Methodology and Process
1. Framework Overview
The study introduces a multi-dimensional feature fusion framework that integrates 2D RGB image features and 3D point cloud features to optimize pseudo-label generation. The framework consists of three key modules:
- 2D Pseudo-Label Generation Module: Extracts high- and low-level features from RGB images and generates initial pseudo-labels using point annotations.
- 3D Feature Clustering Module: Performs unsupervised clustering on point cloud data to generate instance masks and projects them onto RGB images.
- Multi-Level Feature Fusion Module: Combines 2D pseudo-labels with 3D projection masks to generate more accurate pseudo-labels.
2. Pseudo-Label Generation Methods
2.1 Initial Pseudo-Label Generation
- Feature Extraction: Extracts pixel-level (RGB values, superpixels), appearance-level (color distribution, edge features), and semantic-level (saliency, CAM) features.
- Role of Point Annotations: Uses the spatial information from category-point annotations to compute representative feature vectors for each category using the Expectation-Maximization (EM) algorithm.
- Label Assignment: Assigns pseudo-labels to pixels based on feature similarity exceeding a threshold.
2.2 Point Cloud Feature Clustering
- Ground Point Removal: Removes ground points by fitting a plane and eliminating points near it.
- Clustering Algorithm: Uses the DBSCAN algorithm to cluster point cloud data into object instances, forming 3D instance masks.
- Projection onto RGB Images: Projects point cloud masks onto 2D images to create sparse 2D projection masks.
2.3 Multi-Dimensional Feature Fusion
Combines 2D pseudo-labels with 3D projection masks to generate the final pseudo-labels: - Fusion Rules: Uses object class proportions within each mask to assign final labels, refining noisy areas in the initial pseudo-labels. - Ground Label Correction: Refines ground class labels using projected ground points.
3. Network Training
The final pseudo-labels are used to train a fully-supervised semantic segmentation network (DeepLab-v2), learning category features across samples.
Experiments and Results
1. Dataset and Evaluation Metrics
The experiments are conducted on the KITTI dataset, which contains 200 training images and 200 testing images.
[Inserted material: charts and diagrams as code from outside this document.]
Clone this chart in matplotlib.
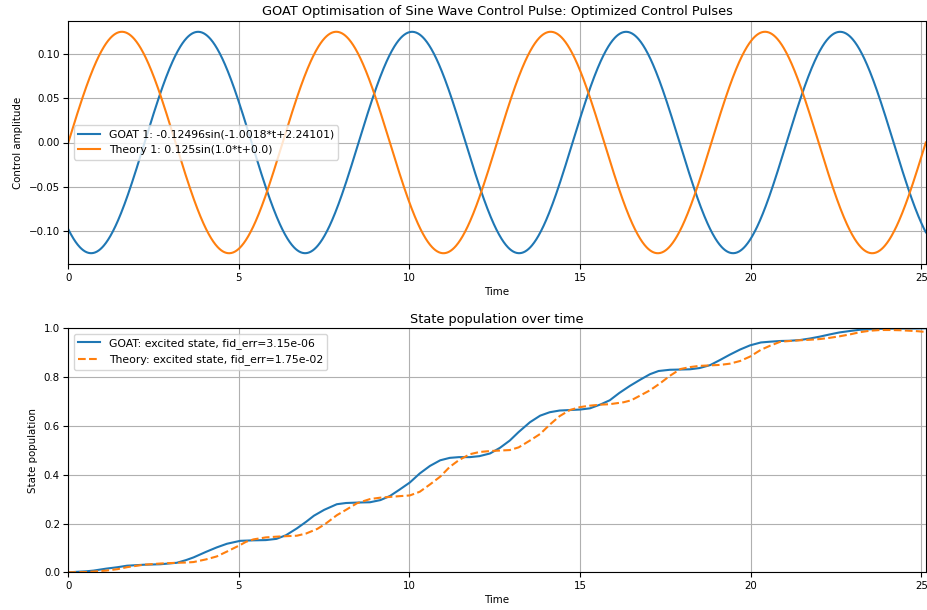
import numpy as np
import matplotlib
matplotlib.use("Agg")
import matplotlib.pyplot as plt

# ---- Data ----
T_END = 8 * np.pi
# Pulse parameters as given in the legend
goat_amp, goat_freq, goat_phase = -0.12496, -1.0018, 2.24101
theory_amp, theory_freq, theory_phase = 0.125, 1.0, 0.0

# State population
goat_t = [0.0, 0.52, 0.74, 1.11, 1.45, 1.72, 2.21, 2.70, 3.18, 3.45, 3.67, 4.04, 4.35,
          4.65, 5.04, 5.43, 5.79, 6.10, 6.38, 6.70, 6.97, 7.20, 7.50, 7.87, 8.14, 8.51,
          8.84, 9.15, 9.43, 9.70, 10.01, 10.30, 10.60, 10.90, 11.18, 11.45, 11.77,
          12.05, 12.36, 12.65, 12.94, 13.20, 13.53, 13.83, 14.11, 14.40, 14.70, 15.00,
          15.29, 15.60, 15.87, 16.15, 16.46, 16.77, 17.05, 17.30, 17.63, 17.94, 18.22,
          18.50, 18.81, 19.10, 19.39, 19.69, 19.98, 20.30, 20.56, 20.87, 21.15, 21.45,
          21.73, 22.03, 22.32, 22.60, 22.91, 23.20, 23.49, 23.80, 24.30, 24.80, 25.13]
goat_p = [0.000, 0.004, 0.007, 0.015, 0.021, 0.027, 0.031, 0.033, 0.039, 0.050, 0.061,
          0.084, 0.102, 0.117, 0.129, 0.131, 0.132, 0.137, 0.152, 0.180, 0.207, 0.232,
          0.256, 0.279, 0.284, 0.286, 0.287, 0.296, 0.313, 0.338, 0.368, 0.405, 0.436,
          0.459, 0.469, 0.472, 0.472, 0.476, 0.487, 0.510, 0.540, 0.575, 0.615, 0.642,
          0.656, 0.663, 0.665, 0.667, 0.672, 0.688, 0.705, 0.735, 0.764, 0.790, 0.812,
          0.825, 0.830, 0.831, 0.832, 0.837, 0.849, 0.870, 0.892, 0.913, 0.930, 0.942,
          0.945, 0.948, 0.949, 0.952, 0.958, 0.966, 0.975, 0.983, 0.989, 0.994, 0.996,
          0.998, 0.999, 0.999, 1.000]

theory_t = [0.0, 0.52, 0.74, 1.11, 1.45, 1.72, 2.21, 2.70, 3.18, 3.45, 3.67, 4.04, 4.35,
            4.65, 5.04, 5.21, 5.43, 5.79, 6.10, 6.38, 6.70, 6.97, 7.30, 7.55, 7.87, 8.14,
            8.46, 8.84, 9.15, 9.43, 9.70, 10.01, 10.30, 10.60, 10.90, 11.18, 11.45,
            11.77, 12.05, 12.36, 12.65, 12.94, 13.20, 13.53, 13.83, 14.11, 14.40, 14.70,
            15.00, 15.29, 15.60, 15.87, 16.28, 16.50, 16.77, 17.05, 17.35, 17.63, 17.94,
            18.22, 18.50, 18.81, 19.10, 19.39, 19.69, 19.98, 20.30, 20.56, 20.87, 21.15,
            21.45, 21.73, 22.03, 22.32, 22.60, 22.91, 23.20, 23.49, 23.80, 24.08, 24.40,
            24.66, 24.90, 25.13]
theory_p = [0.000, 0.001, 0.003, 0.007, 0.013, 0.021, 0.031, 0.036, 0.039, 0.040, 0.042,
            0.053, 0.065, 0.085, 0.112, 0.125, 0.135, 0.143, 0.146, 0.148, 0.150, 0.159,
            0.178, 0.200, 0.234, 0.256, 0.283, 0.300, 0.306, 0.309, 0.312, 0.315, 0.330,
            0.360, 0.392, 0.432, 0.460, 0.484, 0.493, 0.497, 0.499, 0.501, 0.512, 0.540,
            0.567, 0.605, 0.640, 0.665, 0.677, 0.683, 0.687, 0.689, 0.697, 0.705, 0.725,
            0.746, 0.775, 0.805, 0.833, 0.841, 0.846, 0.848, 0.850, 0.855, 0.866, 0.884,
            0.912, 0.928, 0.945, 0.948, 0.951, 0.953, 0.956, 0.961, 0.967, 0.975, 0.984,
            0.990, 0.993, 0.993, 0.992, 0.990, 0.988, 0.985]

goat_label = "GOAT 1: -0.12496sin(-1.0018*t+2.24101)"
theory_label = "Theory 1: 0.125sin(1.0*t+0.0)"
goat_pop_label = "GOAT: excited state, fid_err=3.15e-06"
theory_pop_label = "Theory: excited state, fid_err=1.75e-02"

# ---- Figure ----
W, H = 927, 610
fig = plt.figure(figsize=(W / 100, H / 100), dpi=100)

FS = 7.4
LFS = 7.85
TFS = 9.3

def px_axes(left, top, right, bottom):
    return fig.add_axes([left / W, 1 - bottom / H, (right - left) / W, (bottom - top) / H])

ax1 = px_axes(68.3, 20.7, 925.8, 264.3)
ax2 = px_axes(68.3, 328.3, 925.8, 572.3)

t = np.linspace(0, T_END, 2000)
ax1.plot(t, goat_amp * np.sin(goat_freq * t + goat_phase), color="#1f77b4", lw=1.5, label=goat_label)
ax1.plot(t, theory_amp * np.sin(theory_freq * t + theory_phase), color="#ff7f0e", lw=1.5, label=theory_label)
ax1.set_xlim(0, T_END)
ax1.set_ylim(-0.1375, 0.1375)
ax1.set_yticks([-0.10, -0.05, 0.0, 0.05, 0.10])
ax1.grid(True)
ax1.set_title("GOAT Optimisation of Sine Wave Control Pulse: Optimized Control Pulses", fontsize=TFS, pad=4)
ax1.set_xlabel("Time", fontsize=FS, labelpad=3)
ax1.set_ylabel("Control amplitude", fontsize=FS, labelpad=4)
ax1.legend(loc="center left", fontsize=LFS)

ax2.plot(goat_t, goat_p, color="#1f77b4", lw=1.5, label=goat_pop_label)
ax2.plot(theory_t, theory_p, color="#ff7f0e", lw=1.5, ls="--", label=theory_pop_label)
ax2.set_xlim(0, T_END)
ax2.set_ylim(0, 1.0)
ax2.set_yticks([0.0, 0.2, 0.4, 0.6, 0.8, 1.0])
ax2.grid(True)
ax2.set_title("State population over time", fontsize=TFS, pad=4)
ax2.set_xlabel("Time", fontsize=FS, labelpad=3)
ax2.set_ylabel("State population", fontsize=FS, labelpad=4)
ax2.legend(loc="upper left", fontsize=LFS)

for ax in (ax1, ax2):
    ax.tick_params(labelsize=FS, length=3.5, pad=2.5)
    ax.set_xticks([0, 5, 10, 15, 20, 25])

fig.savefig("out.png", dpi=100)
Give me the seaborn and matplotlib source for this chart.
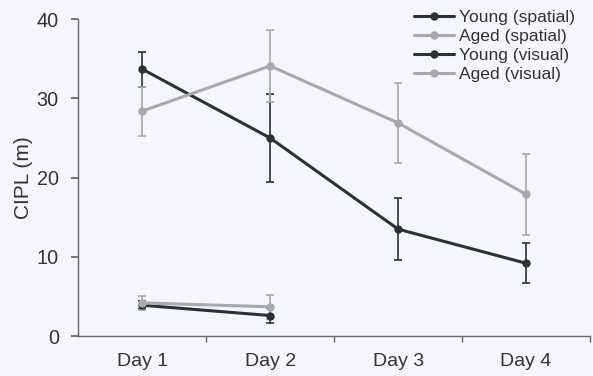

The evaluation metric is Mean Intersection over Union (mIoU).
2. Experimental Results
Performance Comparison
The proposed method achieves significant performance improvements over other WSSS methods on the KITTI dataset: - Training Set: Achieves an mIoU of 25.4% (class) and 46.7% (category), outperforming image-level-based methods. - Test Set: Achieves an mIoU of 21.6% (class) and 48.0% (category), demonstrating the effectiveness of the framework.
Annotation Efficiency
Compared to fully supervised methods requiring 430.5 hours to annotate 10,000 images, the proposed method requires only 0.9 hours to annotate 19 point-level labels, drastically reducing annotation costs.
3. Ablation Studies
The study evaluates various feature fusion strategies and highlights the critical role of 3D point cloud features. Performance significantly drops without 3D features, underscoring their importance in refining pseudo-labels for complex scenes.
Significance and Highlights
Academic Contributions:
- Introduces a WSSS framework combining 2D and 3D features, significantly improving segmentation performance in complex scenes.
- Proposes unsupervised point cloud clustering and 2D projection methods, offering new insights for future research.
Practical Value:
- Reduces annotation costs for semantic segmentation tasks.
- Enhances segmentation accuracy in domains like autonomous driving that involve complex scenes.
Innovations:
- Leverages point cloud spatial information to optimize pseudo-labels.
- Does not require additional annotations for point cloud data, fully utilizing its latent information.
Conclusion
This study addresses the limitations of existing WSSS methods in complex driving scenes by leveraging 3D point cloud features. The proposed framework effectively refines pseudo-labels using multi-dimensional feature fusion. Future work may extend this approach to other datasets and explore additional dimensions of feature fusion methods.